Investing in shares – often called share dealing – is the process of buying shares directly (rather than through an investment fund) in a company or companies with the aim of making a profit by later selling shares at a higher price than they were purchased for.

Share dealing is just one way of investing, and isn't suitable for everyone. Read our guide to investing for beginners for more information on what’s available and how to get started investing.

How does share dealing work?

Shares become available to investors when companies decide to sell them in order to raise capital. In return for the purchase of shares, the investor may be offered certain benefits such as a share in net profits, paid in the form of dividends.

The value of your shares will depend on whether or not the company you’re invested in is successful and to what extent. This means that your capital is not guaranteed and you may not get back everything that you put in. Because your capital is at risk you should only invest money that you can afford to lose, and make sure that you have income from other sources to cover your essential costs. You should also make sure that you have an easily accessible emergency fund in cash.

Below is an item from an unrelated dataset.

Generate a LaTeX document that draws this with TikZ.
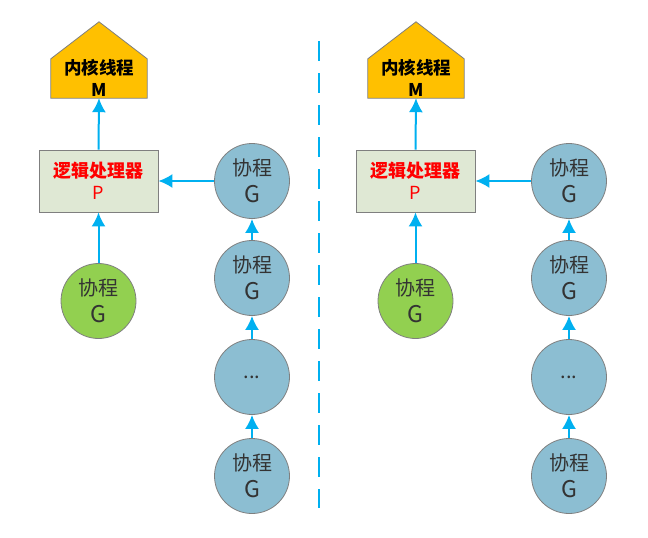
\documentclass[tikz,border=0pt]{standalone}
\usepackage{fontspec}
\newfontfamily\cjk{Noto Sans CJK SC}
\newfontfamily\cjklight{Noto Sans CJK SC}
\usetikzlibrary{arrows.meta,backgrounds}
\definecolor{arrowc}{HTML}{00B0F0}
\definecolor{penta}{HTML}{FFC000}
\definecolor{boxc}{HTML}{DFE8D4}
\definecolor{gcirc}{HTML}{92D050}
\definecolor{bcirc}{HTML}{8CBED2}
\definecolor{edgec}{HTML}{7F7F7F}
\definecolor{txtc}{HTML}{333333}
\newcommand{\bigG}{{\fontsize{23}{27}\selectfont G}}
\tikzset{
  conn/.style={draw=arrowc,line width=2pt,-{Latex[width=14pt,length=14pt]}},
  gbase/.style={circle,draw=edgec,line width=0.8pt,minimum size=75pt,inner sep=0pt,
    align=center,font=\cjk\fontsize{20}{27}\selectfont,text=txtc},
  greeng/.style={gbase,fill=gcirc},
  blueg/.style={gbase,fill=bcirc},
  pbox/.style={rectangle,draw=edgec,line width=0.8pt,fill=boxc,minimum width=119pt,
    minimum height=62pt,inner sep=0pt,align=center,
    font=\cjk\fontsize{18}{22}\selectfont,text=red},
  mbody/.style={rectangle,minimum width=96pt,minimum height=38pt,inner sep=0pt,
    align=center,font=\cjk\bfseries\fontsize{17.5}{22}\selectfont,text=black},
  pentashape/.style={draw=edgec,line width=0.8pt,fill=penta},
  divider/.style={draw=arrowc,line width=2pt,dash pattern=on 20pt off 12pt}
}
\begin{document}
\begin{tikzpicture}[x=1pt,y=-1pt]
\useasboundingbox (0,0) rectangle (648,538);
\foreach \s/\dx in {a/0,b/317}{
  \begin{scope}[xshift=\dx pt]
    \node[mbody] (M\s) at (99,78) {内核线程\\M};
    \begin{scope}[on background layer]
      \draw[pentashape] ([yshift=-1pt]M\s.south west) -- ([yshift=-1pt]M\s.south east) -- (M\s.north east)
        -- ([yshift=37pt]M\s.north) -- (M\s.north west) -- cycle;
    \end{scope}
    \node[pbox] (P\s) at (98.5,181) {{\bfseries 逻辑处理器}\\P};
    \node[greeng] (G\s) at (98.5,301) {协程\\\bigG};
    \node[blueg] (B1\s) at (252,181) {协程\\\bigG};
    \node[blueg] (B2\s) at (252,278) {协程\\\bigG};
    \node[blueg] (B3\s) at (252,377) {...};
    \node[blueg] (B4\s) at (252,476) {协程\\\bigG};
    \draw[conn] (P\s.north) -- ([yshift=-1pt]M\s.south);
    \draw[conn] (G\s.north) -- (P\s.south);
    \draw[conn] (B1\s.west) -- (P\s.east);
    \draw[conn] (B2\s.north) -- (B1\s.south);
    \draw[conn] (B3\s.north) -- (B2\s.south);
    \draw[conn] (B4\s.north) -- (B3\s.south);
  \end{scope}
}
\coordinate (dtop) at (319,41);
\coordinate (dbot) at (319,508);
\draw[divider] (dtop) -- (dbot);
\end{tikzpicture}
\end{document}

The risk involved will vary widely depending on the companies you invest in, so you should always conduct thorough research to ensure that the investment is well matched to your attitude to risk. For more information about investment risk, read our guide.

Spreading your share purchases across several different companies can help reduce overall risk, because if one company should go bust you will not necessarily lose all of your capital. If you are unsure about the suitability of an investment, you may want to seek professional investment advice.

Investment funds can be a good way to achieve a balanced portfolio without having to pick each individual share yourself, or if you have a limited amount of capital to invest.

Planning ahead

Investing in shares should be seen as a medium to long term investment strategy.

The stock market can be volatile, and the value of your investment is likely to fluctuate over time. Leaving your capital invested for longer gives it more time to recover from short-term falls.

How to invest in shares

You can invest in shares through a stockbroker, or you can take the DIY approach.

A stockbroker can carry out share purchases and sales directly on the stock market on your behalf, and this can be done in one of three main ways:

  • On an execution only basis: the broker will carry out your instructions without offering any advice
  • On an advisory basis: the broker can offer advice on choosing, buying and selling shares, with the final decision left to you
  • On a discretionary basis: the broker will manage the entire process on your behalf

The more comprehensive the service of the broker, the higher their fees are likely to be.

If you're confident in taking a DIY approach, you can also invest directly through an online investment platform. You can invest in a range of funds and FTSE 350 shares by logging in to the investment platform.

If you would like investment advice tailored to your circumstances and needs, speak to a financial adviser, who can guide you through the different options available to you.